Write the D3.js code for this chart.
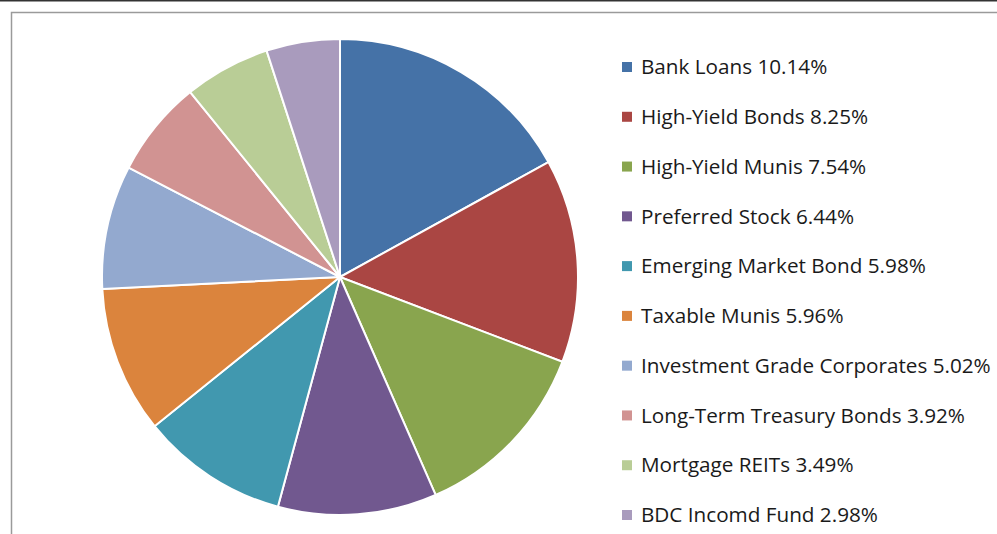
<!DOCTYPE html>
<html>
<head>
<meta charset="utf-8">
<script src="https://cdn.jsdelivr.net/npm/d3@7"></script>
<style>
  body { margin: 0; background: #fff; }
  svg { display: block; }
</style>
</head>
<body>
<script>
const categories = ["Bank Loans", "High-Yield Bonds", "High-Yield Munis", "Preferred Stock",
  "Emerging Market Bond", "Taxable Munis", "Investment Grade Corporates",
  "Long-Term Treasury Bonds", "Mortgage REITs", "BDC Incomd Fund"];
const values = [10.14, 8.25, 7.54, 6.44, 5.98, 5.96, 5.02, 3.92, 3.49, 2.98];
const colors = ["#4572A7", "#AA4643", "#89A54E", "#71588F", "#4198AF",
  "#DB843D", "#93A9CF", "#D19392", "#B9CD96", "#A99BBD"];

const width = 997, height = 534;
const cx = 340, cy = 277, radius = 238;

const svg = d3.select("body")
  .append("svg")
  .attr("width", width)
  .attr("height", height);

// top dark rule
svg.append("line")
  .attr("x1", 0).attr("x2", width)
  .attr("y1", 0.5).attr("y2", 0.5)
  .attr("stroke", "#333")
  .attr("stroke-width", 2);

// chart frame
svg.append("path")
  .attr("d", `M${width + 2},12.5 H11.5 V${height + 2}`)
  .attr("fill", "none")
  .attr("stroke", "#9a9a9a")
  .attr("stroke-width", 1.5);

const pie = d3.pie().sort(null)(values);
const arc = d3.arc().innerRadius(0).outerRadius(radius);

svg.append("g")
  .attr("transform", `translate(${cx},${cy})`)
  .selectAll("path")
  .data(pie)
  .enter()
  .append("path")
  .attr("d", arc)
  .attr("fill", (d, i) => colors[i])
  .attr("stroke", "#fff")
  .attr("stroke-width", 2);

const legendY = d3.scalePoint()
  .domain(categories)
  .range([67, 515]);

const legend = svg.append("g")
  .selectAll("g")
  .data(categories)
  .enter()
  .append("g")
  .attr("transform", d => `translate(622,${legendY(d)})`);

legend.append("rect")
  .attr("x", 0)
  .attr("y", -5)
  .attr("width", 10)
  .attr("height", 10)
  .attr("fill", (d, i) => colors[i]);

legend.append("text")
  .attr("x", 19)
  .attr("y", 0)
  .attr("dy", "0.35em")
  .style("font-family", "'Open Sans', sans-serif")
  .style("font-size", "20.7px")
  .style("fill", "#1a1a1a")
  .text((d, i) => `${d} ${values[i].toFixed(2)}%`);
</script>
</body>
</html>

• **Given problem**
Copy all lines of the listing above that contain the string "chart".

• **Response**
Write the D3.js code for this chart.
// chart frame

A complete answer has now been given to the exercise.